Work to be completed:
Omit any picture, and return the remaining data exactly as written.

Source material:
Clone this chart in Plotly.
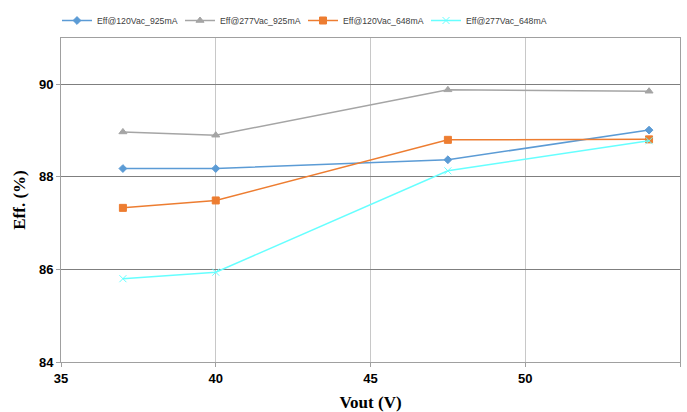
import plotly.graph_objects as go

vout = [37, 40, 47.5, 54]
eff_120_925 = [88.18, 88.18, 88.37, 89.01]
eff_277_925 = [88.97, 88.90, 89.88, 89.85]
eff_120_648 = [87.33, 87.49, 88.80, 88.81]
eff_277_648 = [85.80, 85.94, 88.13, 88.78]

names = ["Eff@120Vac_925mA", "Eff@277Vac_925mA", "Eff@120Vac_648mA", "Eff@277Vac_648mA"]
colors = ["#5B9BD5", "#A5A5A5", "#ED7D31", "#66FFFF"]
symbols = ["diamond", "triangle-up", "square", "x-thin"]
sizes = [6, 7, 7, 7]
series = [eff_120_925, eff_277_925, eff_120_648, eff_277_648]

fig = go.Figure()
for n, c, s, sz, y in zip(names, colors, symbols, sizes, series):
    fig.add_trace(go.Scatter(
        x=vout, y=y, name=n, mode="lines+markers",
        line=dict(color=c, width=1.5),
        marker=dict(symbol=s, size=sz, color=c, line=dict(color=c, width=1)),
    ))

fig.update_layout(
    width=687, height=412,
    margin=dict(l=61, r=7, t=38, b=50, autoexpand=False),
    paper_bgcolor="white", plot_bgcolor="white",
    showlegend=True,
    legend=dict(orientation="h", x=57 / 687, y=1 - 6 / 412, xref="container", yref="container",
                xanchor="left", yanchor="top",
                font=dict(family="Arial, Liberation Sans", size=8.7, color="#404040"),
                entrywidth=78, entrywidthmode="pixels",
                itemwidth=30, tracegroupgap=0),
    xaxis=dict(range=[35, 55], tickvals=[35, 40, 45, 50, 55], showgrid=True, automargin=False,
               gridcolor="#C8C8C8", gridwidth=1, zeroline=False,
               showline=True, linecolor="#A0A0A0", linewidth=1, mirror=True,
               ticks="outside", ticklen=4, tickcolor="#A0A0A0",
               tickfont=dict(family="Arial, Liberation Sans", size=13, color="black", weight="bold"),
               title=dict(text="Vout (V)", standoff=12,
                          font=dict(family="Times New Roman, Liberation Serif", size=17, color="black", weight="bold"))),
    yaxis=dict(range=[84, 91], tickvals=[84, 86, 88, 90], showgrid=True, automargin=False,
               gridcolor="#7F7F7F", gridwidth=1, zeroline=False,
               showline=True, linecolor="#A0A0A0", linewidth=1, mirror=True,
               ticks="outside", ticklen=4, tickcolor="#A0A0A0",
               tickfont=dict(family="Arial, Liberation Sans", size=13, color="black", weight="bold"),
               title=dict(text="Eff. (%)", standoff=8,
                          font=dict(family="Times New Roman, Liberation Serif", size=17, color="black", weight="bold"))),
)

post = ("document.body.style.margin='0';document.body.style.overflow='hidden';"
        "Plotly.relayout('{plot_id}', {width:687, height:412});")
fig.write_html("out.html", post_script=post,
               config={"responsive": False, "displayModeBar": False})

Written answer:
Clone this chart in Plotly.
import plotly.graph_objects as go

vout = [37, 40, 47.5, 54]
eff_120_925 = [88.18, 88.18, 88.37, 89.01]
eff_277_925 = [88.97, 88.90, 89.88, 89.85]
eff_120_648 = [87.33, 87.49, 88.80, 88.81]
eff_277_648 = [85.80, 85.94, 88.13, 88.78]

names = ["Eff@120Vac_925mA", "Eff@277Vac_925mA", "Eff@120Vac_648mA", "Eff@277Vac_648mA"]
colors = ["#5B9BD5", "#A5A5A5", "#ED7D31", "#66FFFF"]
symbols = ["diamond", "triangle-up", "square", "x-thin"]
sizes = [6, 7, 7, 7]
series = [eff_120_925, eff_277_925, eff_120_648, eff_277_648]

fig = go.Figure()
for n, c, s, sz, y in zip(names, colors, symbols, sizes, series):
    fig.add_trace(go.Scatter(
        x=vout, y=y, name=n, mode="lines+markers",
        line=dict(color=c, width=1.5),
        marker=dict(symbol=s, size=sz, color=c, line=dict(color=c, width=1)),
    ))

fig.update_layout(
    width=687, height=412,
    margin=dict(l=61, r=7, t=38, b=50, autoexpand=False),
    paper_bgcolor="white", plot_bgcolor="white",
    showlegend=True,
    legend=dict(orientation="h", x=57 / 687, y=1 - 6 / 412, xref="container", yref="container",
                xanchor="left", yanchor="top",
                font=dict(family="Arial, Liberation Sans", size=8.7, color="#404040"),
                entrywidth=78, entrywidthmode="pixels",
                itemwidth=30, tracegroupgap=0),
    xaxis=dict(range=[35, 55], tickvals=[35, 40, 45, 50, 55], showgrid=True, automargin=False,
               gridcolor="#C8C8C8", gridwidth=1, zeroline=False,
               showline=True, linecolor="#A0A0A0", linewidth=1, mirror=True,
               ticks="outside", ticklen=4, tickcolor="#A0A0A0",
               tickfont=dict(family="Arial, Liberation Sans", size=13, color="black", weight="bold"),
               title=dict(text="Vout (V)", standoff=12,
                          font=dict(family="Times New Roman, Liberation Serif", size=17, color="black", weight="bold"))),
    yaxis=dict(range=[84, 91], tickvals=[84, 86, 88, 90], showgrid=True, automargin=False,
               gridcolor="#7F7F7F", gridwidth=1, zeroline=False,
               showline=True, linecolor="#A0A0A0", linewidth=1, mirror=True,
               ticks="outside", ticklen=4, tickcolor="#A0A0A0",
               tickfont=dict(family="Arial, Liberation Sans", size=13, color="black", weight="bold"),
               title=dict(text="Eff. (%)", standoff=8,
                          font=dict(family="Times New Roman, Liberation Serif", size=17, color="black", weight="bold"))),
)

post = ("document.body.style.margin='0';document.body.style.overflow='hidden';"
        "Plotly.relayout('{plot_id}', {width:687, height:412});")
fig.write_html("out.html", post_script=post,
               config={"responsive": False, "displayModeBar": False})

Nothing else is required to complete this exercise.